* start Supplied data *
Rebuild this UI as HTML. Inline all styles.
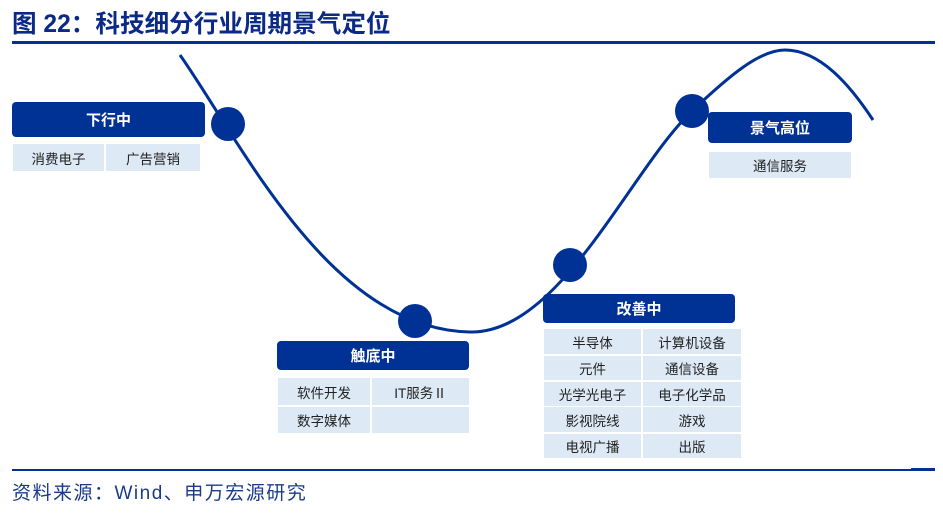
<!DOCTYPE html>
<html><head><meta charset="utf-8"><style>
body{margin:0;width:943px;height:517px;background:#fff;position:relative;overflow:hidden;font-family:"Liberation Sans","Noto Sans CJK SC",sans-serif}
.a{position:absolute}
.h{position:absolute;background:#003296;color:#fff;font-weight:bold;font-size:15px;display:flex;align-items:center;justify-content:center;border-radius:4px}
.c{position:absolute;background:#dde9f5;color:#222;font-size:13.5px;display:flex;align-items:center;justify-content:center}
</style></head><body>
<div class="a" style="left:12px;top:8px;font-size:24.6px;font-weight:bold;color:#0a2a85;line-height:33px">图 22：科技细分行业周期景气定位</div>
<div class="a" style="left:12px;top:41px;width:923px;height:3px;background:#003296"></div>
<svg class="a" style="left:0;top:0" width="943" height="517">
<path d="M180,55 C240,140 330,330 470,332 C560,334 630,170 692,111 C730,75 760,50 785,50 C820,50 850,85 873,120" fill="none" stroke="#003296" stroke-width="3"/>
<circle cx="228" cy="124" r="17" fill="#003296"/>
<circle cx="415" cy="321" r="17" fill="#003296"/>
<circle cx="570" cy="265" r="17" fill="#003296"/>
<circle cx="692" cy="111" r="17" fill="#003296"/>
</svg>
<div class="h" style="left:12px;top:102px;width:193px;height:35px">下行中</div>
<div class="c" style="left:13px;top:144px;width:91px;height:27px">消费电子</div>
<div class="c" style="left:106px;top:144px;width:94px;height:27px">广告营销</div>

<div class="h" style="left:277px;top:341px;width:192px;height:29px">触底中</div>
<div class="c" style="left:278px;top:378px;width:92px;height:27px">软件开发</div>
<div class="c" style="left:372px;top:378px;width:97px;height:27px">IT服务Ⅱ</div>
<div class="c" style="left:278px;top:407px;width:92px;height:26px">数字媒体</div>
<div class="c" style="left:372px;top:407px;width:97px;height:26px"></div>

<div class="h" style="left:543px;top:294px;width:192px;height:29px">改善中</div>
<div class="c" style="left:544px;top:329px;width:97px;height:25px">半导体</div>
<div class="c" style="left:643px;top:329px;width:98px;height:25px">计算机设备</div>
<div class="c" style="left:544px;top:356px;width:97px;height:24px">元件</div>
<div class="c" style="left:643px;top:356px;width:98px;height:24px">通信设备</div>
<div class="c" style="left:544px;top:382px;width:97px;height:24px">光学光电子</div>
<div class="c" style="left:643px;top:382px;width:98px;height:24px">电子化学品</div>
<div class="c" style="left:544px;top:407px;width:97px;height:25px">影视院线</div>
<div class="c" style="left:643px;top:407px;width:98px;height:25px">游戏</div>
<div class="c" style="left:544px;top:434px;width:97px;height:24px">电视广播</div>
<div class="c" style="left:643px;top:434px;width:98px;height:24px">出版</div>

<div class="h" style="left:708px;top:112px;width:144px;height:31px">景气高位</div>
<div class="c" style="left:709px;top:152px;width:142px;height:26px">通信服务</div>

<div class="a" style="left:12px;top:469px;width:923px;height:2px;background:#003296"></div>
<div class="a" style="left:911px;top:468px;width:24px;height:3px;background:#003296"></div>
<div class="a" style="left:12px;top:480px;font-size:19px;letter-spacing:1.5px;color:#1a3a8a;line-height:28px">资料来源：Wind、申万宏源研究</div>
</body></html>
* end Supplied data *
Write the listing out a second time exactly, dropping all images.

Rebuild this UI as HTML. Inline all styles.
<!DOCTYPE html>
<html><head><meta charset="utf-8"><style>
body{margin:0;width:943px;height:517px;background:#fff;position:relative;overflow:hidden;font-family:"Liberation Sans","Noto Sans CJK SC",sans-serif}
.a{position:absolute}
.h{position:absolute;background:#003296;color:#fff;font-weight:bold;font-size:15px;display:flex;align-items:center;justify-content:center;border-radius:4px}
.c{position:absolute;background:#dde9f5;color:#222;font-size:13.5px;display:flex;align-items:center;justify-content:center}
</style></head><body>
<div class="a" style="left:12px;top:8px;font-size:24.6px;font-weight:bold;color:#0a2a85;line-height:33px">图 22：科技细分行业周期景气定位</div>
<div class="a" style="left:12px;top:41px;width:923px;height:3px;background:#003296"></div>
<svg class="a" style="left:0;top:0" width="943" height="517">
<path d="M180,55 C240,140 330,330 470,332 C560,334 630,170 692,111 C730,75 760,50 785,50 C820,50 850,85 873,120" fill="none" stroke="#003296" stroke-width="3"/>
<circle cx="228" cy="124" r="17" fill="#003296"/>
<circle cx="415" cy="321" r="17" fill="#003296"/>
<circle cx="570" cy="265" r="17" fill="#003296"/>
<circle cx="692" cy="111" r="17" fill="#003296"/>
</svg>
<div class="h" style="left:12px;top:102px;width:193px;height:35px">下行中</div>
<div class="c" style="left:13px;top:144px;width:91px;height:27px">消费电子</div>
<div class="c" style="left:106px;top:144px;width:94px;height:27px">广告营销</div>

<div class="h" style="left:277px;top:341px;width:192px;height:29px">触底中</div>
<div class="c" style="left:278px;top:378px;width:92px;height:27px">软件开发</div>
<div class="c" style="left:372px;top:378px;width:97px;height:27px">IT服务Ⅱ</div>
<div class="c" style="left:278px;top:407px;width:92px;height:26px">数字媒体</div>
<div class="c" style="left:372px;top:407px;width:97px;height:26px"></div>

<div class="h" style="left:543px;top:294px;width:192px;height:29px">改善中</div>
<div class="c" style="left:544px;top:329px;width:97px;height:25px">半导体</div>
<div class="c" style="left:643px;top:329px;width:98px;height:25px">计算机设备</div>
<div class="c" style="left:544px;top:356px;width:97px;height:24px">元件</div>
<div class="c" style="left:643px;top:356px;width:98px;height:24px">通信设备</div>
<div class="c" style="left:544px;top:382px;width:97px;height:24px">光学光电子</div>
<div class="c" style="left:643px;top:382px;width:98px;height:24px">电子化学品</div>
<div class="c" style="left:544px;top:407px;width:97px;height:25px">影视院线</div>
<div class="c" style="left:643px;top:407px;width:98px;height:25px">游戏</div>
<div class="c" style="left:544px;top:434px;width:97px;height:24px">电视广播</div>
<div class="c" style="left:643px;top:434px;width:98px;height:24px">出版</div>

<div class="h" style="left:708px;top:112px;width:144px;height:31px">景气高位</div>
<div class="c" style="left:709px;top:152px;width:142px;height:26px">通信服务</div>

<div class="a" style="left:12px;top:469px;width:923px;height:2px;background:#003296"></div>
<div class="a" style="left:911px;top:468px;width:24px;height:3px;background:#003296"></div>
<div class="a" style="left:12px;top:480px;font-size:19px;letter-spacing:1.5px;color:#1a3a8a;line-height:28px">资料来源：Wind、申万宏源研究</div>
</body></html>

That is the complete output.